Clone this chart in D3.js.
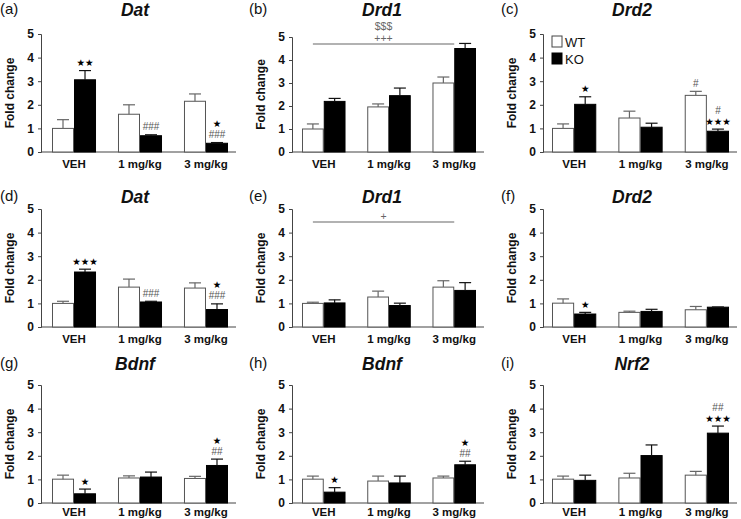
<!DOCTYPE html>
<html>
<head>
<meta charset="utf-8">
<script src="https://cdn.jsdelivr.net/npm/d3@7"></script>
<style>
  html, body { margin: 0; padding: 0; background: #fff; }
  svg { display: block; font-family: "Liberation Sans", Arial, sans-serif; }
</style>
</head>
<body>
<svg id="chart" width="741" height="519"></svg>
<script>
// ---------------- data ----------------
const categories = ["VEH", "1 mg/kg", "3 mg/kg"];
const groups = ["WT", "KO"];
const yTickValues = [0, 1, 2, 3, 4, 5];
const panelLetters = ["(a)", "(b)", "(c)", "(d)", "(e)", "(f)", "(g)", "(h)", "(i)"];
const geneNames = ["Dat", "Drd1", "Drd2", "Dat", "Drd1", "Drd2", "Bdnf", "Bdnf", "Nrf2"];
const yAxisTitle = "Fold change";

const wtMean = [
  [1.00, 1.60, 2.15], [1.00, 1.96, 3.00], [1.00, 1.44, 2.40],
  [1.00, 1.69, 1.65], [1.00, 1.27, 1.69], [1.01, 0.62, 0.73],
  [1.01, 1.06, 1.04], [1.01, 0.93, 1.06], [1.01, 1.06, 1.18]
];
const wtSem = [
  [0.37, 0.40, 0.31], [0.22, 0.13, 0.26], [0.19, 0.29, 0.17],
  [0.09, 0.34, 0.22], [0.05, 0.25, 0.27], [0.18, 0.05, 0.14],
  [0.17, 0.09, 0.09], [0.13, 0.21, 0.08], [0.13, 0.20, 0.16]
];
const koMean = [
  [3.06, 0.69, 0.37], [2.20, 2.45, 4.50], [2.02, 1.05, 0.88],
  [2.33, 1.06, 0.74], [1.02, 0.91, 1.55], [0.55, 0.66, 0.84],
  [0.39, 1.10, 1.59], [0.46, 0.85, 1.62], [0.96, 2.01, 2.96]
];
const koSem = [
  [0.39, 0.04, 0.03], [0.13, 0.33, 0.22], [0.32, 0.17, 0.09],
  [0.12, 0.03, 0.24], [0.13, 0.10, 0.33], [0.07, 0.09, 0.01],
  [0.20, 0.21, 0.27], [0.19, 0.29, 0.15], [0.22, 0.45, 0.30]
];
// significance marks: lines listed bottom -> top
const annotations = [
  [{cat: 0, grp: "KO", lines: ["★★"]}, {cat: 1, grp: "KO", lines: ["###"]}, {cat: 2, grp: "KO", lines: ["###", "★"]}],
  [],
  [{cat: 0, grp: "KO", lines: ["★"]}, {cat: 2, grp: "WT", lines: ["#"]}, {cat: 2, grp: "KO", lines: ["★★★", "#"]}],
  [{cat: 0, grp: "KO", lines: ["★★★"]}, {cat: 1, grp: "KO", lines: ["###"]}, {cat: 2, grp: "KO", lines: ["###", "★"]}],
  [],
  [{cat: 0, grp: "KO", lines: ["★"]}],
  [{cat: 0, grp: "KO", lines: ["★"]}, {cat: 2, grp: "KO", lines: ["##", "★"]}],
  [{cat: 0, grp: "KO", lines: ["★"]}, {cat: 2, grp: "KO", lines: ["##", "★"]}],
  [{cat: 2, grp: "KO", lines: ["★★★", "##"]}]
];
// overall effect bars (panel index -> level + labels bottom->top)
const effectPanels = [1, 4];
const effectLevels = [4.7, 4.45];
const effectLabels = [["+++", "$$$"], ["+"]];

// ---------------- layout ----------------
const colAxisX = [41, 292, 543];
const colBarStart = [52, 302, 552];
const colBarEnd = [228, 476, 729];
const colLetterX = [0, 249, 501];
const colTitleX = [135, 382, 632];
const rowZeroY = [152, 327, 503];
const rowTopY = [34, 209, 385];
const rowTitleY = [16, 203, 370];
const rowCatOffset = [16, 16, 13];

const svg = d3.select("#chart");

d3.range(9).forEach(i => {
  const col = i % 3, row = Math.floor(i / 3);
  const g = svg.append("g");
  const top = (i === 1) ? rowTopY[row] + 3 : rowTopY[row];
  const y = d3.scaleLinear().domain([0, 5]).range([rowZeroY[row], top]);
  const x0 = d3.scaleBand().domain(categories)
    .range([colBarStart[col], colBarEnd[col]]).paddingInner(0.333).paddingOuter(0);
  const x1 = d3.scaleBand().domain(groups).range([0, x0.bandwidth()]);
  const axisX = colAxisX[col];
  const axisEnd = colBarEnd[col] + 8;

  // letter + title
  g.append("text").attr("x", colLetterX[col]).attr("y", rowTitleY[row] - 2)
    .attr("font-size", 15).attr("fill", "#111").text(panelLetters[i]);
  g.append("text").attr("x", colTitleX[col]).attr("y", rowTitleY[row])
    .attr("text-anchor", "middle").attr("font-size", 17.5)
    .attr("font-weight", "bold").attr("font-style", "italic").attr("fill", "#111")
    .text(geneNames[i]);

  // y axis
  const yAxis = d3.axisLeft(y).tickValues(yTickValues).tickFormat(d3.format("d"))
    .tickSize(3).tickPadding(4);
  const ya = g.append("g").attr("transform", `translate(${axisX},0)`).call(yAxis);
  ya.select(".domain").attr("stroke", "#444");
  ya.selectAll(".tick line").attr("stroke", "#444");
  ya.selectAll(".tick text").attr("font-size", 12).attr("font-weight", "bold")
    .attr("font-family", "Liberation Sans, Arial, sans-serif").attr("fill", "#111");

  // x axis line + category labels
  g.append("line").attr("x1", axisX).attr("x2", axisEnd)
    .attr("y1", y(0)).attr("y2", y(0)).attr("stroke", "#444");
  g.selectAll("text.cat").data(categories).join("text").attr("class", "cat")
    .attr("x", d => x0(d) + x0.bandwidth() / 2).attr("y", y(0) + rowCatOffset[row])
    .attr("text-anchor", "middle").attr("font-size", 11.5).attr("font-weight", "bold")
    .attr("fill", "#111").text(d => d);

  // y title
  g.append("text")
    .attr("transform", `translate(${axisX - 27},${(y(0) + y(5)) / 2}) rotate(-90)`)
    .attr("text-anchor", "middle").attr("font-size", 12).attr("font-weight", "bold")
    .attr("fill", "#111").text(yAxisTitle);

  // bars
  const rows = [];
  categories.forEach((c, k) => {
    rows.push({cat: c, grp: "WT", mean: wtMean[i][k], sem: wtSem[i][k]});
    rows.push({cat: c, grp: "KO", mean: koMean[i][k], sem: koSem[i][k]});
  });
  const bx = d => x0(d.cat) + x1(d.grp);
  const cx = d => bx(d) + x1.bandwidth() / 2;

  g.selectAll("rect.bar").data(rows).join("rect").attr("class", "bar")
    .attr("x", d => bx(d) + 0.5).attr("width", x1.bandwidth() - 1)
    .attr("y", d => y(d.mean)).attr("height", d => y(0) - y(d.mean))
    .attr("fill", d => d.grp === "WT" ? "#fff" : "#000")
    .attr("stroke", d => d.grp === "WT" ? "#555" : "#000").attr("stroke-width", 1);

  // error bars (upper only)
  const eb = g.selectAll("g.err").data(rows).join("g").attr("class", "err")
    .attr("stroke", d => d.grp === "WT" ? "#666" : "#111").attr("stroke-width", 1.2);
  eb.append("line").attr("x1", cx).attr("x2", cx)
    .attr("y1", d => y(d.mean)).attr("y2", d => y(d.mean + d.sem));
  eb.append("line").attr("x1", d => cx(d) - 6).attr("x2", d => cx(d) + 6)
    .attr("y1", d => y(d.mean + d.sem)).attr("y2", d => y(d.mean + d.sem));

  // significance annotations
  annotations[i].forEach(a => {
    const r = rows.find(d => d.cat === categories[a.cat] && d.grp === a.grp);
    const base = y(r.mean + r.sem) - 4.5;
    a.lines.forEach((t, j) => {
      const isStar = t.indexOf("★") >= 0;
      g.append("text").attr("x", cx(r)).attr("y", base - j * 11)
        .attr("text-anchor", "middle")
        .attr("font-family", isStar ? "DejaVu Sans, sans-serif" : "Liberation Sans, Arial, sans-serif")
        .attr("font-size", isStar ? 9.5 : 10)
        .attr("fill", isStar ? "#000" : "#555").text(t);
    });
  });

  // overall effect line
  const ei = effectPanels.indexOf(i);
  if (ei >= 0) {
    const lvl = effectLevels[ei];
    const xa = x0(categories[0]) + x1("WT") + x1.bandwidth() / 2;
    const xb = x0(categories[2]) + x1("KO");
    g.append("line").attr("x1", xa).attr("x2", xb).attr("y1", y(lvl)).attr("y2", y(lvl))
      .attr("stroke", "#999").attr("stroke-width", 1.5);
    effectLabels[ei].forEach((t, j) => {
      g.append("text").attr("x", (xa + xb) / 2).attr("y", y(lvl) - 2 - j * 12)
        .attr("text-anchor", "middle").attr("font-size", 10.5).attr("fill", "#666").text(t);
    });
  }

  // legend in panel (c)
  if (i === 2) {
    const lg = g.append("g");
    groups.forEach((gr, j) => {
      lg.append("rect").attr("x", axisX + 9).attr("y", 36 + j * 17).attr("width", 10).attr("height", 11)
        .attr("fill", gr === "WT" ? "#fff" : "#000").attr("stroke", gr === "WT" ? "#444" : "#000");
      lg.append("text").attr("x", axisX + 22).attr("y", 46.5 + j * 17)
        .attr("font-size", 13).attr("fill", "#111").text(gr);
    });
  }
});
</script>
</body>
</html>
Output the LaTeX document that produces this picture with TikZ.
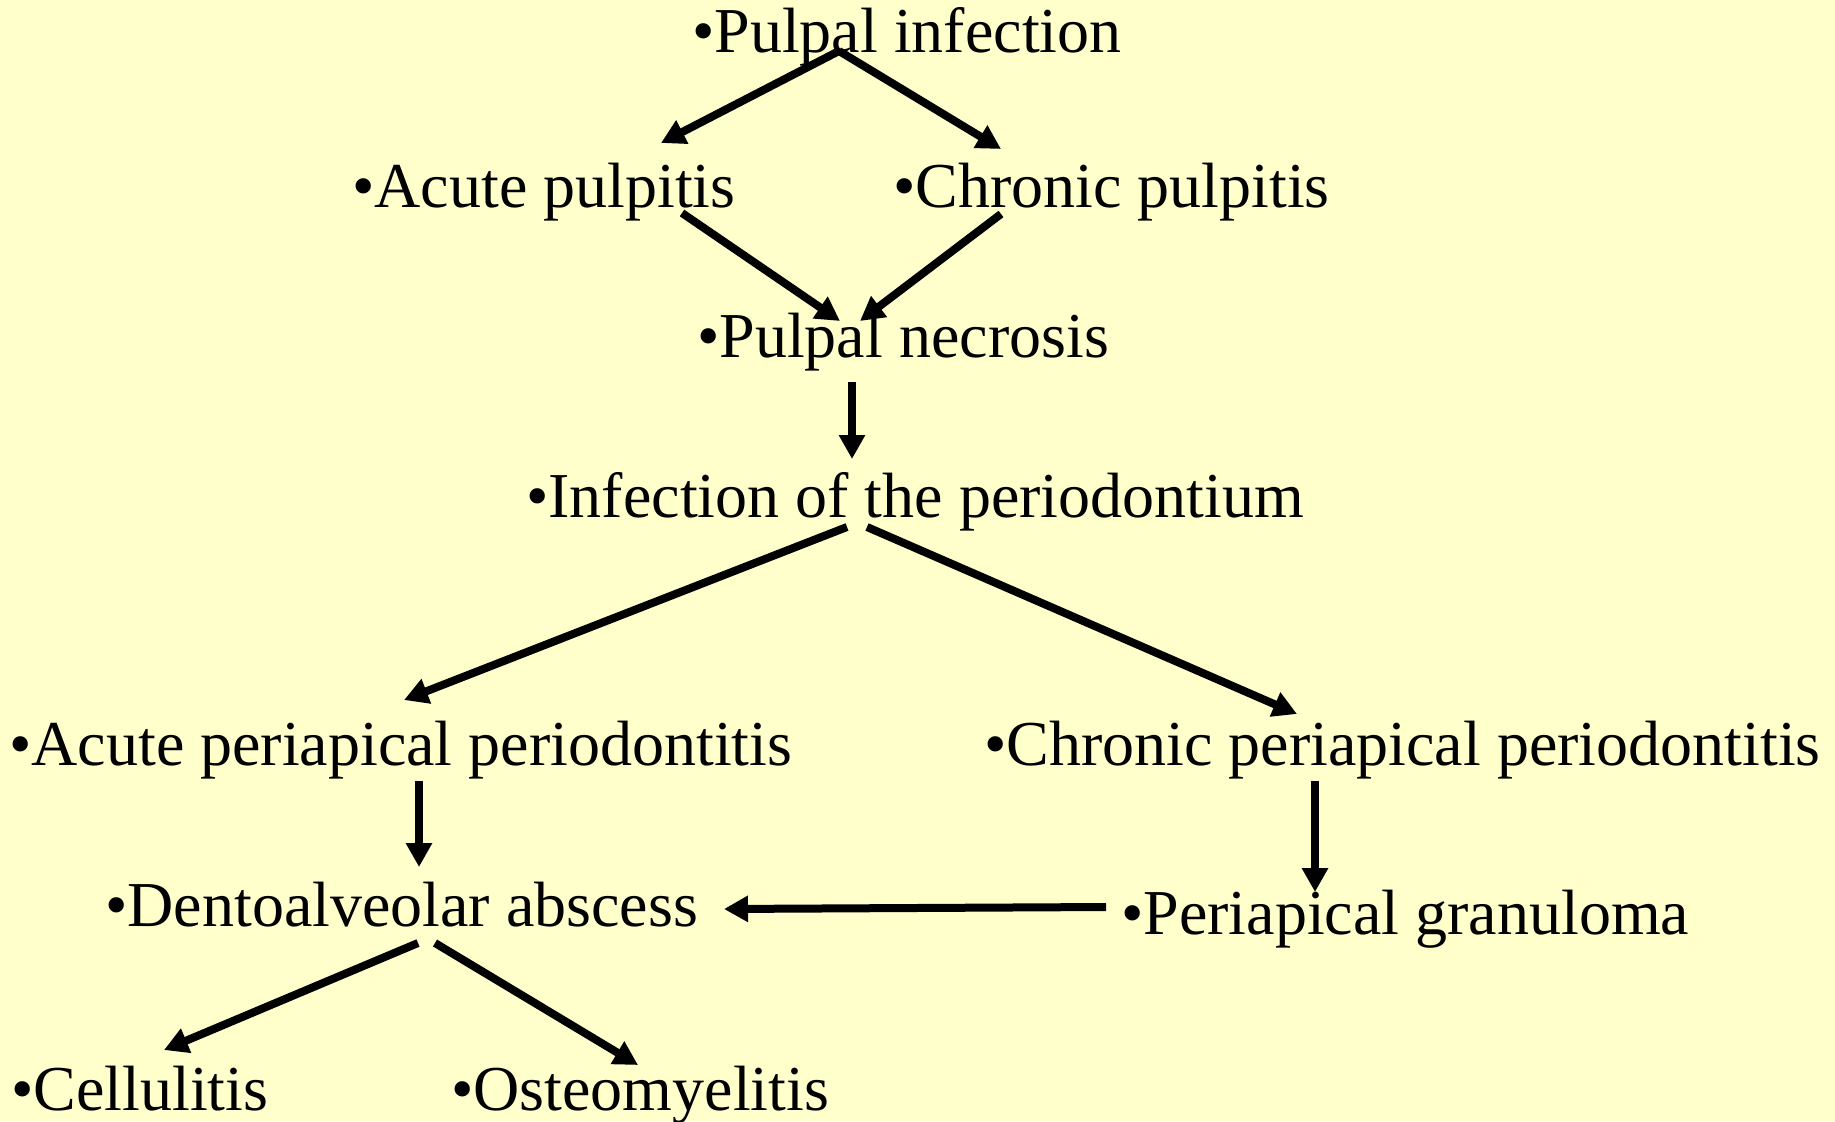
________________________
#### Given exercise:
Pick out the lines above containing the word "this", then copy them.

#### Correct answer:
Clone this chart in D3.js.
Output the LaTeX document that produces this picture with TikZ.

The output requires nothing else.